The real problems start when the upgrades become urgent and can no longer be delayed. Imagine you have a security vulnerability in one of your dependencies, and you need to block it straight away. Or your old hardware broke down and you cannot find the parts to fix it any longer, and you have to migrate to a new hardware generation.
In this case, there are not just opportunity costs because your team is kept busy unravelling the Gordian update knot. You also have actual costs, plus damage to your reputation because your software is offline for days or weeks.
The Gordian update knot can also become a problem even if no updates are urgently needed. The cost of changes to the software rise massively. Even the smallest change can be very expensive and involve major risks. Perhaps the existing software was neglected for too long, and is now in such a poor condition that renovation is barely worth it and it would be cheaper to build something new.

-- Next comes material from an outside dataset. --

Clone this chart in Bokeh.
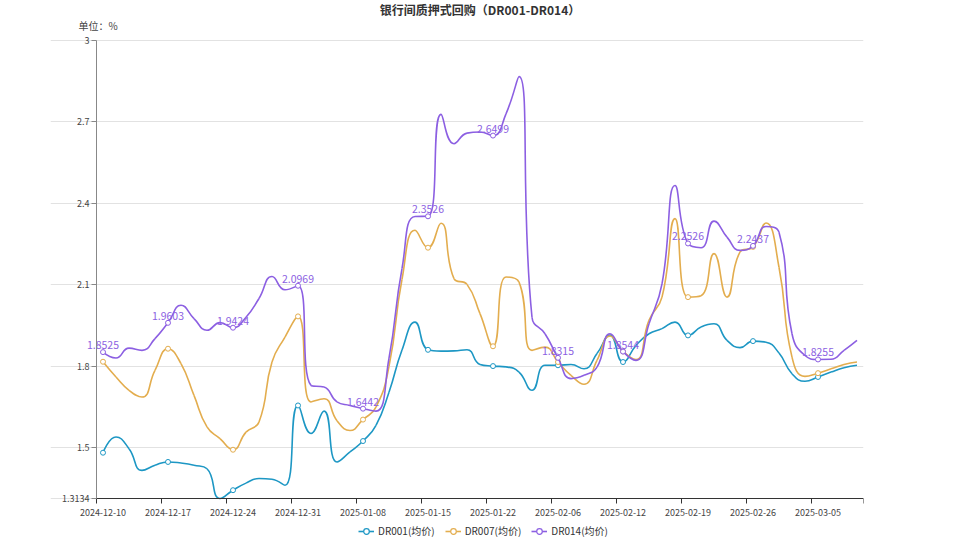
import math
from bokeh.plotting import figure
from bokeh.layouts import column
from bokeh.models import Range1d, FixedTicker, Label, Legend, LegendItem, ColumnDataSource
from bokeh.core.properties import value
from bokeh.embed import file_html
from bokeh.resources import INLINE

# ---------------- data ----------------
dates = [
    "2024-12-10", "2024-12-11", "2024-12-12", "2024-12-13", "2024-12-16",
    "2024-12-17", "2024-12-18", "2024-12-19", "2024-12-20", "2024-12-23",
    "2024-12-24", "2024-12-25", "2024-12-26", "2024-12-27", "2024-12-30",
    "2024-12-31", "2025-01-02", "2025-01-03", "2025-01-06", "2025-01-07",
    "2025-01-08", "2025-01-09", "2025-01-10", "2025-01-13", "2025-01-14",
    "2025-01-15", "2025-01-16", "2025-01-17", "2025-01-20", "2025-01-21",
    "2025-01-22", "2025-01-23", "2025-01-24", "2025-01-27", "2025-02-05",
    "2025-02-06", "2025-02-07", "2025-02-08", "2025-02-10", "2025-02-11",
    "2025-02-12", "2025-02-13", "2025-02-14", "2025-02-17", "2025-02-18",
    "2025-02-19", "2025-02-20", "2025-02-21", "2025-02-24", "2025-02-25",
    "2025-02-26", "2025-02-27", "2025-02-28", "2025-03-03", "2025-03-04",
    "2025-03-05", "2025-03-06", "2025-03-07", "2025-03-10",
]

dr001 = [
    1.482, 1.540, 1.497, 1.417, 1.436, 1.448, 1.444, 1.436, 1.423, 1.3134,
    1.344, 1.370, 1.387, 1.384, 1.362, 1.656, 1.553, 1.635, 1.448, 1.485,
    1.525, 1.583, 1.705, 1.860, 1.963, 1.861, 1.856, 1.857, 1.861, 1.807,
    1.801, 1.798, 1.779, 1.712, 1.804, 1.804, 1.807, 1.791, 1.847, 1.915,
    1.816, 1.877, 1.920, 1.939, 1.963, 1.914, 1.945, 1.957, 1.896, 1.869,
    1.893, 1.889, 1.849, 1.773, 1.745, 1.761, 1.779, 1.795, 1.804,
]

dr007 = [
    1.817, 1.761, 1.712, 1.687, 1.785, 1.865, 1.810, 1.693, 1.577, 1.534,
    1.493, 1.558, 1.595, 1.816, 1.908, 1.984, 1.669, 1.681, 1.600, 1.564,
    1.604, 1.650, 1.800, 2.120, 2.301, 2.237, 2.327, 2.123, 2.102, 1.994,
    1.874, 2.129, 2.110, 1.859, 1.871, 1.816, 1.767, 1.734, 1.822, 1.912,
    1.855, 1.825, 1.970, 2.055, 2.344, 2.055, 2.060, 2.215, 2.055, 2.221,
    2.240, 2.328, 2.165, 1.834, 1.763, 1.775, 1.791, 1.807, 1.816,
]

dr014 = [
    1.8525, 1.831, 1.867, 1.859, 1.902, 1.9603, 2.025, 1.976, 1.933, 1.961,
    1.9424, 1.981, 2.050, 2.131, 2.082, 2.0969, 1.730, 1.724, 1.669, 1.656,
    1.6442, 1.635, 1.830, 2.160, 2.352, 2.3526, 2.728, 2.620, 2.659, 2.663,
    2.6499, 2.730, 2.867, 1.981, 1.920, 1.8315, 1.755, 1.767, 1.797, 1.920,
    1.8544, 1.822, 1.957, 2.104, 2.466, 2.2526, 2.237, 2.335, 2.276, 2.227,
    2.2437, 2.315, 2.294, 1.920, 1.840, 1.8255, 1.826, 1.859, 1.896,
]

series_names = ["DR001(均价)", "DR007(均价)", "DR014(均价)"]
y_ticks = [1.3134, 1.5, 1.8, 2.1, 2.4, 2.7, 3.0]
y_tick_labels = ["1.3134", "1.5", "1.8", "2.1", "2.4", "2.7", "3"]
title_text = "银行间质押式回购（DR001-DR014）"
unit_text = "单位：%"

# ---------------- geometry / styles ----------------
colors = ["#1d97c4", "#e3ad4e", "#8c5fe2"]
FONT = "Noto Sans CJK SC"
W = 958
AX_L, AX_R, AX_T, AX_B = 96, 863, 40, 498   # axis box in page pixels
HEAD_H = 32
FOOT_H = 16
MAIN_BOTTOM_PAGE = 539 - FOOT_H
MAIN_H = MAIN_BOTTOM_PAGE - HEAD_H
FRAME_L = 50
STEP = 5

n = len(dates)
xs = list(range(n))
xa0, xa1 = -0.5, n - 0.5
ymin, ymax = y_ticks[0], y_ticks[-1]
kx = (AX_R - AX_L) / (xa1 - xa0)
ky = (AX_B - AX_T) / (ymax - ymin)
x_start = xa0 - (AX_L - FRAME_L) / kx
y_end = ymax + (AX_T - HEAD_H) / ky
y_start = ymin - (MAIN_BOTTOM_PAGE - AX_B) / ky


def smooth_bezier(xv, yv, smooth=0.5):
    """ECharts-style smoothing: returns bezier segments in data space."""
    P = [(x * kx, y * ky) for x, y in zip(xv, yv)]
    m = len(P)
    out = {k: [] for k in ("x0", "y0", "x1", "y1", "cx0", "cy0", "cx1", "cy1")}
    cp0 = P[0]
    for i in range(1, m):
        x, y = P[i]
        px, py = P[i - 1]
        if i == m - 1:
            cp1 = (x, y)
            ncp0 = None
        else:
            nx, ny = P[i + 1]
            vx, vy = nx - px, ny - py
            l0 = math.hypot(x - px, y - py)
            l1 = math.hypot(nx - x, ny - y)
            r = l1 / (l0 + l1)
            ncx = x + vx * smooth * r
            ncy = y + vy * smooth * r
            ncx = max(min(ncx, max(nx, x)), min(nx, x))
            ncy = max(min(ncy, max(ny, y)), min(ny, y))
            vx, vy = ncx - x, ncy - y
            c1x = x - vx * l0 / l1
            c1y = y - vy * l0 / l1
            c1x = max(min(c1x, max(px, x)), min(px, x))
            c1y = max(min(c1y, max(py, y)), min(py, y))
            vx, vy = x - c1x, y - c1y
            ncx = x + vx * l1 / l0
            ncy = y + vy * l1 / l0
            cp1 = (c1x, c1y)
            ncp0 = (ncx, ncy)
        out["x0"].append(px / kx); out["y0"].append(py / ky)
        out["x1"].append(x / kx); out["y1"].append(y / ky)
        out["cx0"].append(cp0[0] / kx); out["cy0"].append(cp0[1] / ky)
        out["cx1"].append(cp1[0] / kx); out["cy1"].append(cp1[1] / ky)
        cp0 = ncp0
    return out


def blank_fig(height):
    f = figure(width=W, height=height, output_backend="svg", toolbar_location=None,
               tools="", title_location=None, x_axis_location=None, y_axis_location=None,
               x_range=Range1d(0, 1), y_range=Range1d(0, 1),
               min_border_left=FRAME_L, min_border_right=W - AX_R,
               min_border_top=0, min_border_bottom=0)
    f.outline_line_color = None
    f.background_fill_color = "white"
    f.border_fill_color = "white"
    f.grid.visible = False
    return f


# ---------------- header (title + unit) ----------------
head = blank_fig(HEAD_H)
head.add_layout(Label(x=(AX_L + AX_R) / 2 - FRAME_L, y=HEAD_H - 9,
                      x_units="screen", y_units="screen",
                      text=title_text, text_align="center", text_baseline="middle",
                      text_font=FONT, text_font_size="12px", text_font_style="bold",
                      text_color="#333333"))
head.add_layout(Label(x=78 - FRAME_L, y=HEAD_H - 25, x_units="screen", y_units="screen",
                      text=unit_text, text_align="left", text_baseline="middle",
                      text_font=FONT, text_font_size="10px", text_color="#444444"))

# ---------------- main chart ----------------
p = figure(width=W, height=MAIN_H, output_backend="svg", toolbar_location=None, tools="",
           title_location=None,
           x_range=Range1d(x_start, xa1), y_range=Range1d(y_start, y_end),
           min_border_left=FRAME_L, min_border_right=W - AX_R,
           min_border_top=0, min_border_bottom=0)
p.outline_line_color = None
p.background_fill_color = "white"
p.border_fill_color = "white"

p.xgrid.visible = False
p.ygrid.ticker = FixedTicker(ticks=y_ticks)
p.ygrid.bounds = (xa0, xa1)
p.ygrid.grid_line_color = "#e2e2e2"
p.ygrid.grid_line_width = 1

ya = p.yaxis[0]
ya.fixed_location = xa0
ya.bounds = (ymin, ymax)
ya.ticker = FixedTicker(ticks=y_ticks)
ya.major_label_overrides = {t: s for t, s in zip(y_ticks, y_tick_labels)}
ya.axis_line_color = "#888888"
ya.major_tick_line_color = "#888888"
ya.major_tick_out = 5
ya.major_tick_in = 0
ya.minor_tick_line_color = None
ya.major_label_standoff = 2
ya.major_label_text_font = FONT
ya.major_label_text_font_size = "9px"
ya.major_label_text_color = "#444444"

xa = p.xaxis[0]
label_idx = list(range(0, n, STEP))
xa.fixed_location = ymin
xa.bounds = (xa0, xa1)
xa.ticker = FixedTicker(ticks=label_idx,
                        minor_ticks=[i - 0.5 for i in label_idx] + [n - 0.5])
xa.major_label_overrides = {i: dates[i] for i in label_idx}
xa.axis_line_color = "#333333"
xa.major_tick_line_color = None
xa.major_tick_out = 0
xa.major_tick_in = 0
xa.minor_tick_line_color = "#333333"
xa.minor_tick_out = 5
xa.minor_tick_in = 0
xa.major_label_standoff = 5
xa.major_label_text_font = FONT
xa.major_label_text_font_size = "9px"
xa.major_label_text_color = "#444444"

all_series = [dr001, dr007, dr014]
for vals, col in zip(all_series, colors):
    seg = smooth_bezier(xs, vals)
    p.bezier(x0="x0", y0="y0", x1="x1", y1="y1", cx0="cx0", cy0="cy0",
             cx1="cx1", cy1="cy1", source=ColumnDataSource(seg),
             line_color=col, line_width=1.6)
    p.scatter(x=[xs[i] for i in label_idx], y=[vals[i] for i in label_idx],
              marker="circle", size=5, fill_color="white", line_color=col, line_width=1)

p.text(x=[xs[i] for i in label_idx], y=[dr014[i] for i in label_idx],
       text=[f"{dr014[i]:.4f}" for i in label_idx],
       text_align="center", text_baseline="bottom", y_offset=-3,
       text_font=value(FONT), text_font_size="10.5px", text_color=colors[2])

# ---------------- footer (legend) ----------------
foot = blank_fig(FOOT_H)
nan = float("nan")
legend_items = []
for col, name in zip(colors, series_names):
    ln = foot.line(x=[nan, nan], y=[nan, nan], line_color=col, line_width=1.6)
    sc = foot.scatter(x=[nan], y=[nan], marker="circle", size=7, fill_color="white",
                      line_color=col, line_width=1.2)
    legend_items.append(LegendItem(label=name, renderers=[ln, sc]))
legend = Legend(items=legend_items, orientation="horizontal", location=(358 - FRAME_L, 1),
                padding=0, margin=0, spacing=10, label_standoff=4,
                glyph_width=16, glyph_height=14,
                label_text_font=FONT, label_text_font_size="10px",
                label_text_color="#333333", border_line_color=None,
                background_fill_alpha=0)
foot.add_layout(legend)

layout = column(head, p, foot, spacing=0)
open("out.html", "w").write(file_html(layout, INLINE))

Even if that makes us, the software developer, happy it is not a sustainable and efficient IT strategy. In addition, we would much prefer to work on new, innovative projects.
Is a more aggressive update strategy the solution?
Extreme Programming (XP) has a mantra: "If it hurts, do it more often." That also seems to be a good strategy for our update problem. More and more software companies and users are backing this kind of strategy. With this, new versions of dependencies are integrated continuously and without delay. This does take investment, but it also has many benefits.
A strategy like this, however, of necessity requires a high level of automation, if the costs are not going to grow exponentially. Several updates per week are absolutely normal for software projects with a large number of dependencies. This pace cannot be managed without automated builds, integration, quality assurance, testing, releases and deployment. Especially for software projects that are in maintenance mode, and otherwise are not being actively worked on.
Modern software development processes with their automated pipelines (continuous delivery / continuous deployment) mesh well with this kind of development. Updates to dependencies such as libraries, runtime environments or services can be automated and integrated directly into the software delivery pipeline. The build environment checks continuously to see whether new versions of dependencies are available. If so, the updates are automatically integrated and the software delivery pipeline is kicked into action with build, testing, deployment etc. Only when there are errors, software developers do have to intervene manually and adjust the code as necessary.
This approach guarantees that the software is always up-to-date as far its dependencies are concerned. Urgent and security critical updates can be integrated and deployed rapidly and efficiently. The risk from code changes is minimized, because the changes are only very small each time and automated tests safeguard software quality.
Third-party components are an integral part of modern software development. Today's applications could not be envisaged without powerful libraries, runtime environments, services and APIs, and certainly would cost unacceptably more. Third-party components and dependencies do, however, need continual maintenance and need to be kept up-to-date. Delaying updates and bundling them may initially look like a viable option. However, the risks and costs of this option should not be underestimated.
The automation of the updates to third-party components and their integration in continuous software delivery pipelines is a much preferable solution. Taking a long term view, this option has fewer risks and is more economical and more sustainable.